> _WRITTEN PROBLEM_: Would you transcribe the listing that follows, character for character, and omit its images?
*** SOURCE EXCERPT
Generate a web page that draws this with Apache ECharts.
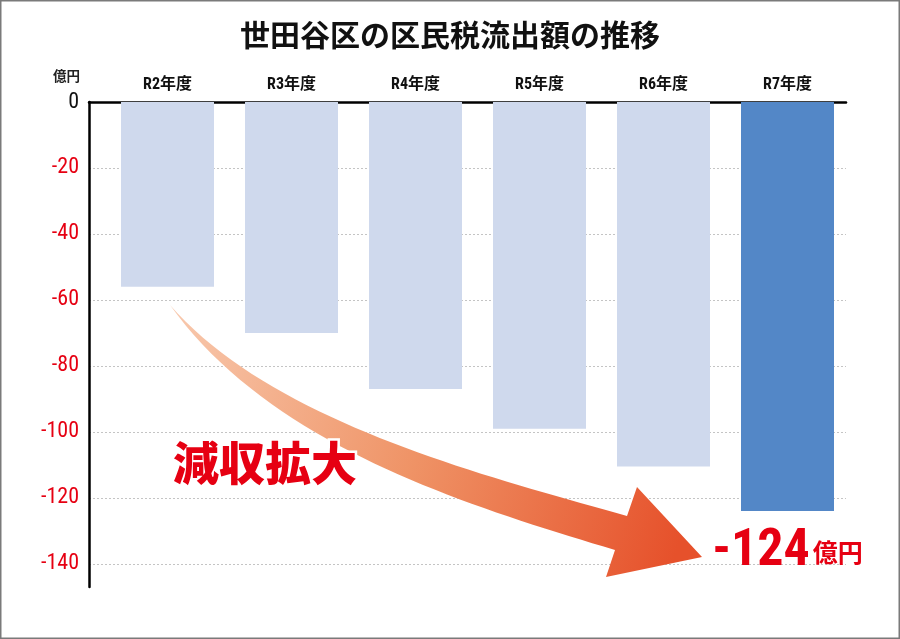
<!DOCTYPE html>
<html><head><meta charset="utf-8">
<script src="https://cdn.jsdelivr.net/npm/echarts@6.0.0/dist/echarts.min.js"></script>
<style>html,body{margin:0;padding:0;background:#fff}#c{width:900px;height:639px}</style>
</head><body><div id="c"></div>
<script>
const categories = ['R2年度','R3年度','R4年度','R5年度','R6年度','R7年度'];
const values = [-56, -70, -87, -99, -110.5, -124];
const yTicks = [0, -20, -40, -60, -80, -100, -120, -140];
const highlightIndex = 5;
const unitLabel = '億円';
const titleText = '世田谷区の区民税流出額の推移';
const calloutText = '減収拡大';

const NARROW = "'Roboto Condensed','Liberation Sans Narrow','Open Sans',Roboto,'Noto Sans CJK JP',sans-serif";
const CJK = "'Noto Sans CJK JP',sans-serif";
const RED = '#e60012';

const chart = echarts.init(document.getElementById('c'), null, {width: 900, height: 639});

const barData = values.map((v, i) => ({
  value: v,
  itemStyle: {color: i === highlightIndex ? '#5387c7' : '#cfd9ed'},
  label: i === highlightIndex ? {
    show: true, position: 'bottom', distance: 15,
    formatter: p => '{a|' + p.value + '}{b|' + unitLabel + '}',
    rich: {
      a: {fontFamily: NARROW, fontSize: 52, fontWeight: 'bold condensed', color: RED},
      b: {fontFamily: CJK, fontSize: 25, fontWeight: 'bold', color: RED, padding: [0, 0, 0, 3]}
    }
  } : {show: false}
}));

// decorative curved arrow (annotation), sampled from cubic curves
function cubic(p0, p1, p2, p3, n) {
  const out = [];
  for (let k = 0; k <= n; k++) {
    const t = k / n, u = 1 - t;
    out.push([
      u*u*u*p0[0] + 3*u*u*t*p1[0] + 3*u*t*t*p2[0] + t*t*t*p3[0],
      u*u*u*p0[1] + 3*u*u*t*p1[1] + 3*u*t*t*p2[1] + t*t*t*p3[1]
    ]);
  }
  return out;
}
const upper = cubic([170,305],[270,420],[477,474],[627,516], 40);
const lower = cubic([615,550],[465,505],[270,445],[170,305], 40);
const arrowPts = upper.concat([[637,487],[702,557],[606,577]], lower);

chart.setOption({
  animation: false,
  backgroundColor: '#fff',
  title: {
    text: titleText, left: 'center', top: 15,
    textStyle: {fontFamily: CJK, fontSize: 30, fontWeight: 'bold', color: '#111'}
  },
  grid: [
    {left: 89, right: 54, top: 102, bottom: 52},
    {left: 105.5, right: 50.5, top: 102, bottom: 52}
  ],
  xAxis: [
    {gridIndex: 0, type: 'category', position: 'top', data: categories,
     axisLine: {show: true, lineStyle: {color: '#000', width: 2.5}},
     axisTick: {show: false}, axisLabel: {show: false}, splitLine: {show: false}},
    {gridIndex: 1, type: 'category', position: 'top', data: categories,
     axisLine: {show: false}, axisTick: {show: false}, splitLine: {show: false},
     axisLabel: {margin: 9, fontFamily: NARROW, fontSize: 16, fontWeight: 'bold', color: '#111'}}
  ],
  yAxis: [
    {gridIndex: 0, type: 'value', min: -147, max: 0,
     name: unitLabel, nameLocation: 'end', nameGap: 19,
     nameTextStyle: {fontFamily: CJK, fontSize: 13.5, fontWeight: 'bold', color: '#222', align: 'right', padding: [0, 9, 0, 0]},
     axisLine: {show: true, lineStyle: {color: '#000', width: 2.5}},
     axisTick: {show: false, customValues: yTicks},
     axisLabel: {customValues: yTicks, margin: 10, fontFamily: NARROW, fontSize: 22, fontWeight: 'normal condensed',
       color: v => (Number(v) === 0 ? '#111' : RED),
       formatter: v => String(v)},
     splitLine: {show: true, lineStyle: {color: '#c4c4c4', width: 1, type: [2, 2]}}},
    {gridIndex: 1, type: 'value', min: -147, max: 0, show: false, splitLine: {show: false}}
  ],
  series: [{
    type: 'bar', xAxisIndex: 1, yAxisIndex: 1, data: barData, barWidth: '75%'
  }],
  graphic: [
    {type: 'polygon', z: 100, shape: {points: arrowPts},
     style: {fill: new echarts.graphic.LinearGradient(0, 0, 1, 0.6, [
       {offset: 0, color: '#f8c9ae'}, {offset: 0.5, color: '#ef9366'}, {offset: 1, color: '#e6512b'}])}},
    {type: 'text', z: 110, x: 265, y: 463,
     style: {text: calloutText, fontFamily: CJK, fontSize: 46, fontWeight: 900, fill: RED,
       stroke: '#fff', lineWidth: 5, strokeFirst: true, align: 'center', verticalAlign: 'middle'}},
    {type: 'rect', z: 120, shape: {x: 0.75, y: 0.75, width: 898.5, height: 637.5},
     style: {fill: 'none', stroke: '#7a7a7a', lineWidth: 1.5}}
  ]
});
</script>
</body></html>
******
> _THE REPLY_:
Generate a web page that draws this with Apache ECharts.
<!DOCTYPE html>
<html><head><meta charset="utf-8">
<script src="https://cdn.jsdelivr.net/npm/echarts@6.0.0/dist/echarts.min.js"></script>
<style>html,body{margin:0;padding:0;background:#fff}#c{width:900px;height:639px}</style>
</head><body><div id="c"></div>
<script>
const categories = ['R2年度','R3年度','R4年度','R5年度','R6年度','R7年度'];
const values = [-56, -70, -87, -99, -110.5, -124];
const yTicks = [0, -20, -40, -60, -80, -100, -120, -140];
const highlightIndex = 5;
const unitLabel = '億円';
const titleText = '世田谷区の区民税流出額の推移';
const calloutText = '減収拡大';

const NARROW = "'Roboto Condensed','Liberation Sans Narrow','Open Sans',Roboto,'Noto Sans CJK JP',sans-serif";
const CJK = "'Noto Sans CJK JP',sans-serif";
const RED = '#e60012';

const chart = echarts.init(document.getElementById('c'), null, {width: 900, height: 639});

const barData = values.map((v, i) => ({
  value: v,
  itemStyle: {color: i === highlightIndex ? '#5387c7' : '#cfd9ed'},
  label: i === highlightIndex ? {
    show: true, position: 'bottom', distance: 15,
    formatter: p => '{a|' + p.value + '}{b|' + unitLabel + '}',
    rich: {
      a: {fontFamily: NARROW, fontSize: 52, fontWeight: 'bold condensed', color: RED},
      b: {fontFamily: CJK, fontSize: 25, fontWeight: 'bold', color: RED, padding: [0, 0, 0, 3]}
    }
  } : {show: false}
}));

// decorative curved arrow (annotation), sampled from cubic curves
function cubic(p0, p1, p2, p3, n) {
  const out = [];
  for (let k = 0; k <= n; k++) {
    const t = k / n, u = 1 - t;
    out.push([
      u*u*u*p0[0] + 3*u*u*t*p1[0] + 3*u*t*t*p2[0] + t*t*t*p3[0],
      u*u*u*p0[1] + 3*u*u*t*p1[1] + 3*u*t*t*p2[1] + t*t*t*p3[1]
    ]);
  }
  return out;
}
const upper = cubic([170,305],[270,420],[477,474],[627,516], 40);
const lower = cubic([615,550],[465,505],[270,445],[170,305], 40);
const arrowPts = upper.concat([[637,487],[702,557],[606,577]], lower);

chart.setOption({
  animation: false,
  backgroundColor: '#fff',
  title: {
    text: titleText, left: 'center', top: 15,
    textStyle: {fontFamily: CJK, fontSize: 30, fontWeight: 'bold', color: '#111'}
  },
  grid: [
    {left: 89, right: 54, top: 102, bottom: 52},
    {left: 105.5, right: 50.5, top: 102, bottom: 52}
  ],
  xAxis: [
    {gridIndex: 0, type: 'category', position: 'top', data: categories,
     axisLine: {show: true, lineStyle: {color: '#000', width: 2.5}},
     axisTick: {show: false}, axisLabel: {show: false}, splitLine: {show: false}},
    {gridIndex: 1, type: 'category', position: 'top', data: categories,
     axisLine: {show: false}, axisTick: {show: false}, splitLine: {show: false},
     axisLabel: {margin: 9, fontFamily: NARROW, fontSize: 16, fontWeight: 'bold', color: '#111'}}
  ],
  yAxis: [
    {gridIndex: 0, type: 'value', min: -147, max: 0,
     name: unitLabel, nameLocation: 'end', nameGap: 19,
     nameTextStyle: {fontFamily: CJK, fontSize: 13.5, fontWeight: 'bold', color: '#222', align: 'right', padding: [0, 9, 0, 0]},
     axisLine: {show: true, lineStyle: {color: '#000', width: 2.5}},
     axisTick: {show: false, customValues: yTicks},
     axisLabel: {customValues: yTicks, margin: 10, fontFamily: NARROW, fontSize: 22, fontWeight: 'normal condensed',
       color: v => (Number(v) === 0 ? '#111' : RED),
       formatter: v => String(v)},
     splitLine: {show: true, lineStyle: {color: '#c4c4c4', width: 1, type: [2, 2]}}},
    {gridIndex: 1, type: 'value', min: -147, max: 0, show: false, splitLine: {show: false}}
  ],
  series: [{
    type: 'bar', xAxisIndex: 1, yAxisIndex: 1, data: barData, barWidth: '75%'
  }],
  graphic: [
    {type: 'polygon', z: 100, shape: {points: arrowPts},
     style: {fill: new echarts.graphic.LinearGradient(0, 0, 1, 0.6, [
       {offset: 0, color: '#f8c9ae'}, {offset: 0.5, color: '#ef9366'}, {offset: 1, color: '#e6512b'}])}},
    {type: 'text', z: 110, x: 265, y: 463,
     style: {text: calloutText, fontFamily: CJK, fontSize: 46, fontWeight: 900, fill: RED,
       stroke: '#fff', lineWidth: 5, strokeFirst: true, align: 'center', verticalAlign: 'middle'}},
    {type: 'rect', z: 120, shape: {x: 0.75, y: 0.75, width: 898.5, height: 637.5},
     style: {fill: 'none', stroke: '#7a7a7a', lineWidth: 1.5}}
  ]
});
</script>
</body></html>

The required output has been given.